[Directions]: Output the material exactly, but drop every image it holds.

Figure scripts
----

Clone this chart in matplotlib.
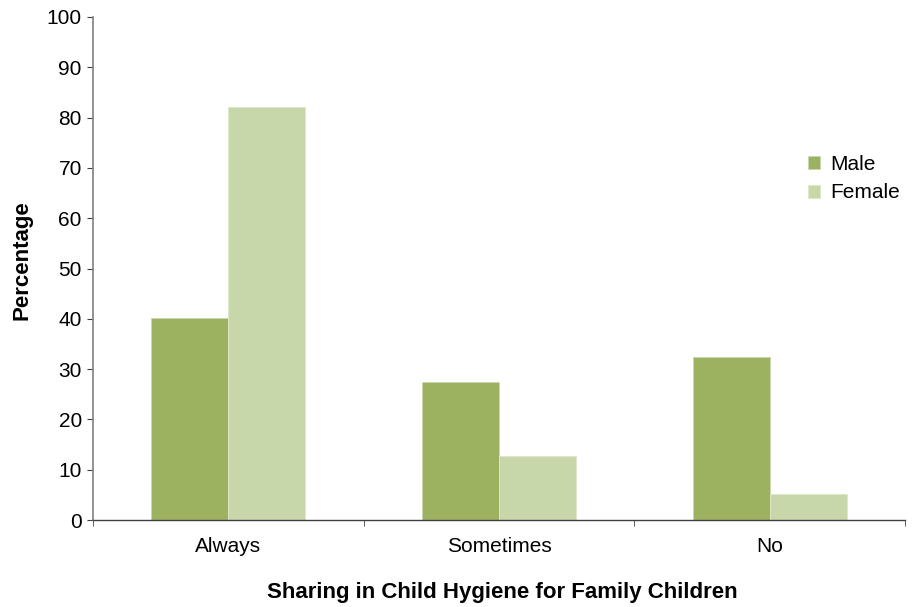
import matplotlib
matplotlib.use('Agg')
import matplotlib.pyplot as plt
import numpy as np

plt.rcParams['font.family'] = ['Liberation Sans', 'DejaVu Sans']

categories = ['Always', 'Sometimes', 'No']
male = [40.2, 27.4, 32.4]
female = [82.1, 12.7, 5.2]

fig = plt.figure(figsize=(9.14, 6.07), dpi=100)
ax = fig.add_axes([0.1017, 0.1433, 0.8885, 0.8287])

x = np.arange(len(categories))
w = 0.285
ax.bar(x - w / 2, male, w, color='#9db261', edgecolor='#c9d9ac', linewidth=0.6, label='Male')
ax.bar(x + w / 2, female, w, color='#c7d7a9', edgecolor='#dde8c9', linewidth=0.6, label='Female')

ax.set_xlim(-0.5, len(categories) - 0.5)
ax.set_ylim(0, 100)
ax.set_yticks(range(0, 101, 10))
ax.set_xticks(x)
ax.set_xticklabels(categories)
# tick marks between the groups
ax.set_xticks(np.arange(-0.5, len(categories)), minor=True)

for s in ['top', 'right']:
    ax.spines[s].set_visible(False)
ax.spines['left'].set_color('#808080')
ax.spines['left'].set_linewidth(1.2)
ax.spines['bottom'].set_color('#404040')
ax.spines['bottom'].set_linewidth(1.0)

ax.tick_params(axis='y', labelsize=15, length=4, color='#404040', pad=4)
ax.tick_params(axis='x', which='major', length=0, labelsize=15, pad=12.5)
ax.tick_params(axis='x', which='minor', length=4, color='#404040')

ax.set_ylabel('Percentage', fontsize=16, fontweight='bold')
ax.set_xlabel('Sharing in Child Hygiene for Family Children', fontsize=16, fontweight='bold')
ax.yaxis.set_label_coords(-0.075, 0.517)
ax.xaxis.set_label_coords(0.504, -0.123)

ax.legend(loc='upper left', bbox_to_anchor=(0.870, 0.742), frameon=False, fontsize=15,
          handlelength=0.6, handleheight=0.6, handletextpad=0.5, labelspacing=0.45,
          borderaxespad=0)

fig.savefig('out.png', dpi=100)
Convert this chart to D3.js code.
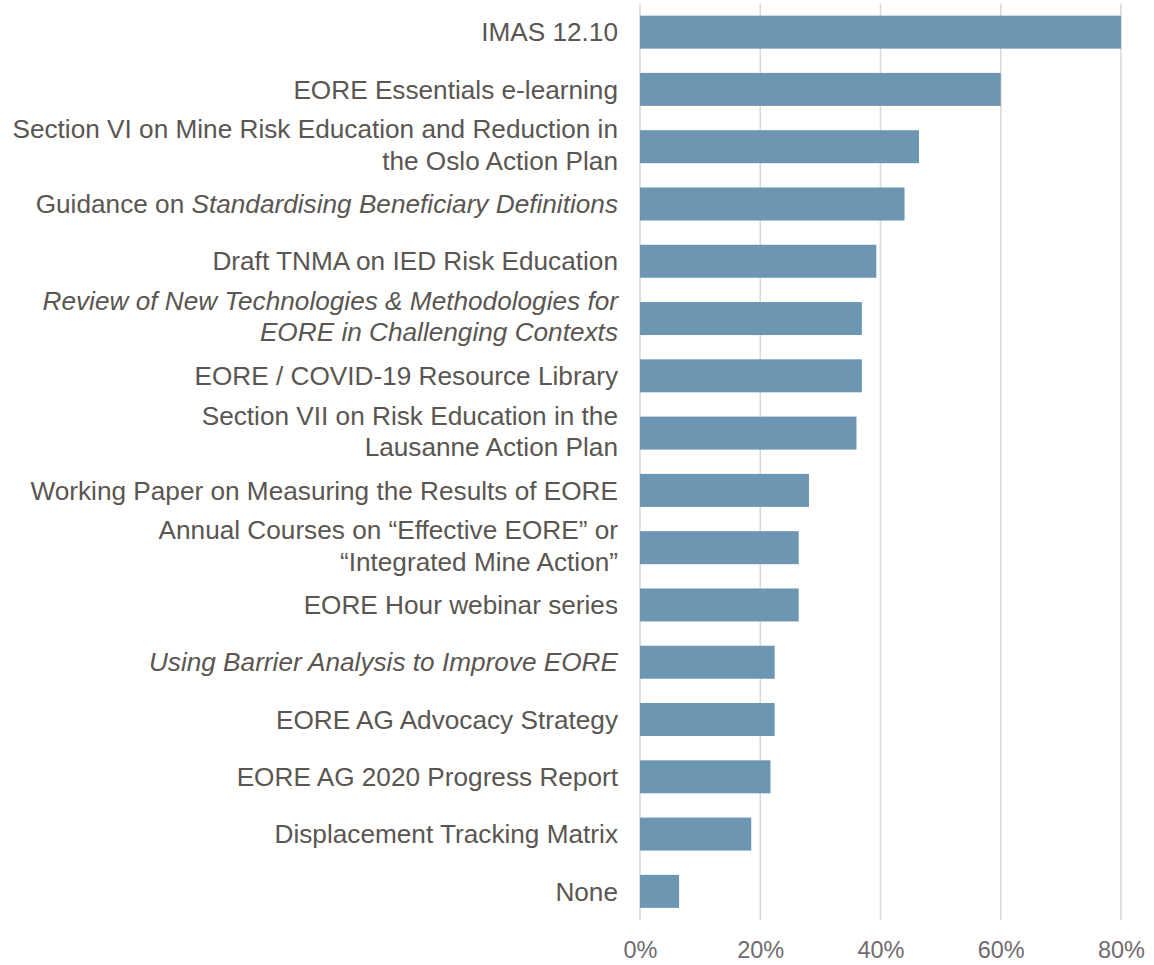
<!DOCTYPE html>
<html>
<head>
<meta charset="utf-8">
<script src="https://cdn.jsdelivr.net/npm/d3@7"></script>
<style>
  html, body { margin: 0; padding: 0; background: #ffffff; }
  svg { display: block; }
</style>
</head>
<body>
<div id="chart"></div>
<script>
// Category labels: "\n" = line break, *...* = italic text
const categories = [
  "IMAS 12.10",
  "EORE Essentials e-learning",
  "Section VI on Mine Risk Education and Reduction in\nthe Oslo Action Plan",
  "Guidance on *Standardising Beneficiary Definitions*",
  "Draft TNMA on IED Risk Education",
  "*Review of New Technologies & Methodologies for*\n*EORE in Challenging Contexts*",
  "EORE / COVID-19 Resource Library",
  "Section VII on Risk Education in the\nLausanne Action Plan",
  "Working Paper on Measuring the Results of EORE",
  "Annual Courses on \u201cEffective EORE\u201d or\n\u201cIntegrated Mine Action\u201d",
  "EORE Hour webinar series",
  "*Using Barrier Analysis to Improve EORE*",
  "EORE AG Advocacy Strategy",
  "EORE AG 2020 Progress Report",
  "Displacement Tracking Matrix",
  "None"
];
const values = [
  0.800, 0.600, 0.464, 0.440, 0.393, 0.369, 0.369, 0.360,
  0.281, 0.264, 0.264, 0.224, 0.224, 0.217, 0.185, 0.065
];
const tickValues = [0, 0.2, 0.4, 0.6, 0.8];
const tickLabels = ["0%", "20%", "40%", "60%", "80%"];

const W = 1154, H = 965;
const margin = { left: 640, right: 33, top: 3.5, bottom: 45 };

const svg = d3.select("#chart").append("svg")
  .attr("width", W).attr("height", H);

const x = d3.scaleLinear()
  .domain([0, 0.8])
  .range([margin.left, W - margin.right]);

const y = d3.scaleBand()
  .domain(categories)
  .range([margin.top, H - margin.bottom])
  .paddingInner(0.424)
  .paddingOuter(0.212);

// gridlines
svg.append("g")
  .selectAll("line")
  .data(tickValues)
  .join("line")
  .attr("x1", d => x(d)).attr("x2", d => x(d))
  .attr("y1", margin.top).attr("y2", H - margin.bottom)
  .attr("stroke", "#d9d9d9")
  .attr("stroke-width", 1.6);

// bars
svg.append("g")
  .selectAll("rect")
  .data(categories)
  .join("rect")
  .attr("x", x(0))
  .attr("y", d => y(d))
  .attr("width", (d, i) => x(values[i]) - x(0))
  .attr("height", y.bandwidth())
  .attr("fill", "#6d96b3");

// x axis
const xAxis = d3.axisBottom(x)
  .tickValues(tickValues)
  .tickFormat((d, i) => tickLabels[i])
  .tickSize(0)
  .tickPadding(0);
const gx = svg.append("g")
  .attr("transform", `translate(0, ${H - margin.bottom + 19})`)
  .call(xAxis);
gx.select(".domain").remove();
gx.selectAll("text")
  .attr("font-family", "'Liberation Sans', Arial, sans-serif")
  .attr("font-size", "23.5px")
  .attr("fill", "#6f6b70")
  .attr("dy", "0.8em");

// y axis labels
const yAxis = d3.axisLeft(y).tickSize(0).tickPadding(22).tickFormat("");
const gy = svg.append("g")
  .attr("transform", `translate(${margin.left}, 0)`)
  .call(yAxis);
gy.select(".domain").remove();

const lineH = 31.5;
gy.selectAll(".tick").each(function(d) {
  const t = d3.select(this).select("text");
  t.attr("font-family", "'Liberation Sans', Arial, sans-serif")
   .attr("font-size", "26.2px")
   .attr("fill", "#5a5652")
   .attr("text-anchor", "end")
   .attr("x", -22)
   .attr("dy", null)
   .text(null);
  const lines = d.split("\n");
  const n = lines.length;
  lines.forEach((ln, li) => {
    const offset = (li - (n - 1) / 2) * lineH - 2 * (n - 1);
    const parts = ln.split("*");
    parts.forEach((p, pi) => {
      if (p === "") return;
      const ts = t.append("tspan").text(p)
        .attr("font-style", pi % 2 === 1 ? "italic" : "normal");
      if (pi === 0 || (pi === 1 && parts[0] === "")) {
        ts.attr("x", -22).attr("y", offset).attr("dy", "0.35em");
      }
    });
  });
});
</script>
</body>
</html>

----

[The completed task]:
Clone this chart in matplotlib.
import matplotlib
matplotlib.use('Agg')
import matplotlib.pyplot as plt
import numpy as np

plt.rcParams['font.family'] = ['Liberation Sans', 'DejaVu Sans']

categories = ['Always', 'Sometimes', 'No']
male = [40.2, 27.4, 32.4]
female = [82.1, 12.7, 5.2]

fig = plt.figure(figsize=(9.14, 6.07), dpi=100)
ax = fig.add_axes([0.1017, 0.1433, 0.8885, 0.8287])

x = np.arange(len(categories))
w = 0.285
ax.bar(x - w / 2, male, w, color='#9db261', edgecolor='#c9d9ac', linewidth=0.6, label='Male')
ax.bar(x + w / 2, female, w, color='#c7d7a9', edgecolor='#dde8c9', linewidth=0.6, label='Female')

ax.set_xlim(-0.5, len(categories) - 0.5)
ax.set_ylim(0, 100)
ax.set_yticks(range(0, 101, 10))
ax.set_xticks(x)
ax.set_xticklabels(categories)
# tick marks between the groups
ax.set_xticks(np.arange(-0.5, len(categories)), minor=True)

for s in ['top', 'right']:
    ax.spines[s].set_visible(False)
ax.spines['left'].set_color('#808080')
ax.spines['left'].set_linewidth(1.2)
ax.spines['bottom'].set_color('#404040')
ax.spines['bottom'].set_linewidth(1.0)

ax.tick_params(axis='y', labelsize=15, length=4, color='#404040', pad=4)
ax.tick_params(axis='x', which='major', length=0, labelsize=15, pad=12.5)
ax.tick_params(axis='x', which='minor', length=4, color='#404040')

ax.set_ylabel('Percentage', fontsize=16, fontweight='bold')
ax.set_xlabel('Sharing in Child Hygiene for Family Children', fontsize=16, fontweight='bold')
ax.yaxis.set_label_coords(-0.075, 0.517)
ax.xaxis.set_label_coords(0.504, -0.123)

ax.legend(loc='upper left', bbox_to_anchor=(0.870, 0.742), frameon=False, fontsize=15,
          handlelength=0.6, handleheight=0.6, handletextpad=0.5, labelspacing=0.45,
          borderaxespad=0)

fig.savefig('out.png', dpi=100)
Convert this chart to D3.js code.
<!DOCTYPE html>
<html>
<head>
<meta charset="utf-8">
<script src="https://cdn.jsdelivr.net/npm/d3@7"></script>
<style>
  html, body { margin: 0; padding: 0; background: #ffffff; }
  svg { display: block; }
</style>
</head>
<body>
<div id="chart"></div>
<script>
// Category labels: "\n" = line break, *...* = italic text
const categories = [
  "IMAS 12.10",
  "EORE Essentials e-learning",
  "Section VI on Mine Risk Education and Reduction in\nthe Oslo Action Plan",
  "Guidance on *Standardising Beneficiary Definitions*",
  "Draft TNMA on IED Risk Education",
  "*Review of New Technologies & Methodologies for*\n*EORE in Challenging Contexts*",
  "EORE / COVID-19 Resource Library",
  "Section VII on Risk Education in the\nLausanne Action Plan",
  "Working Paper on Measuring the Results of EORE",
  "Annual Courses on \u201cEffective EORE\u201d or\n\u201cIntegrated Mine Action\u201d",
  "EORE Hour webinar series",
  "*Using Barrier Analysis to Improve EORE*",
  "EORE AG Advocacy Strategy",
  "EORE AG 2020 Progress Report",
  "Displacement Tracking Matrix",
  "None"
];
const values = [
  0.800, 0.600, 0.464, 0.440, 0.393, 0.369, 0.369, 0.360,
  0.281, 0.264, 0.264, 0.224, 0.224, 0.217, 0.185, 0.065
];
const tickValues = [0, 0.2, 0.4, 0.6, 0.8];
const tickLabels = ["0%", "20%", "40%", "60%", "80%"];

const W = 1154, H = 965;
const margin = { left: 640, right: 33, top: 3.5, bottom: 45 };

const svg = d3.select("#chart").append("svg")
  .attr("width", W).attr("height", H);

const x = d3.scaleLinear()
  .domain([0, 0.8])
  .range([margin.left, W - margin.right]);

const y = d3.scaleBand()
  .domain(categories)
  .range([margin.top, H - margin.bottom])
  .paddingInner(0.424)
  .paddingOuter(0.212);

// gridlines
svg.append("g")
  .selectAll("line")
  .data(tickValues)
  .join("line")
  .attr("x1", d => x(d)).attr("x2", d => x(d))
  .attr("y1", margin.top).attr("y2", H - margin.bottom)
  .attr("stroke", "#d9d9d9")
  .attr("stroke-width", 1.6);

// bars
svg.append("g")
  .selectAll("rect")
  .data(categories)
  .join("rect")
  .attr("x", x(0))
  .attr("y", d => y(d))
  .attr("width", (d, i) => x(values[i]) - x(0))
  .attr("height", y.bandwidth())
  .attr("fill", "#6d96b3");

// x axis
const xAxis = d3.axisBottom(x)
  .tickValues(tickValues)
  .tickFormat((d, i) => tickLabels[i])
  .tickSize(0)
  .tickPadding(0);
const gx = svg.append("g")
  .attr("transform", `translate(0, ${H - margin.bottom + 19})`)
  .call(xAxis);
gx.select(".domain").remove();
gx.selectAll("text")
  .attr("font-family", "'Liberation Sans', Arial, sans-serif")
  .attr("font-size", "23.5px")
  .attr("fill", "#6f6b70")
  .attr("dy", "0.8em");

// y axis labels
const yAxis = d3.axisLeft(y).tickSize(0).tickPadding(22).tickFormat("");
const gy = svg.append("g")
  .attr("transform", `translate(${margin.left}, 0)`)
  .call(yAxis);
gy.select(".domain").remove();

const lineH = 31.5;
gy.selectAll(".tick").each(function(d) {
  const t = d3.select(this).select("text");
  t.attr("font-family", "'Liberation Sans', Arial, sans-serif")
   .attr("font-size", "26.2px")
   .attr("fill", "#5a5652")
   .attr("text-anchor", "end")
   .attr("x", -22)
   .attr("dy", null)
   .text(null);
  const lines = d.split("\n");
  const n = lines.length;
  lines.forEach((ln, li) => {
    const offset = (li - (n - 1) / 2) * lineH - 2 * (n - 1);
    const parts = ln.split("*");
    parts.forEach((p, pi) => {
      if (p === "") return;
      const ts = t.append("tspan").text(p)
        .attr("font-style", pi % 2 === 1 ? "italic" : "normal");
      if (pi === 0 || (pi === 1 && parts[0] === "")) {
        ts.attr("x", -22).attr("y", offset).attr("dy", "0.35em");
      }
    });
  });
});
</script>
</body>
</html>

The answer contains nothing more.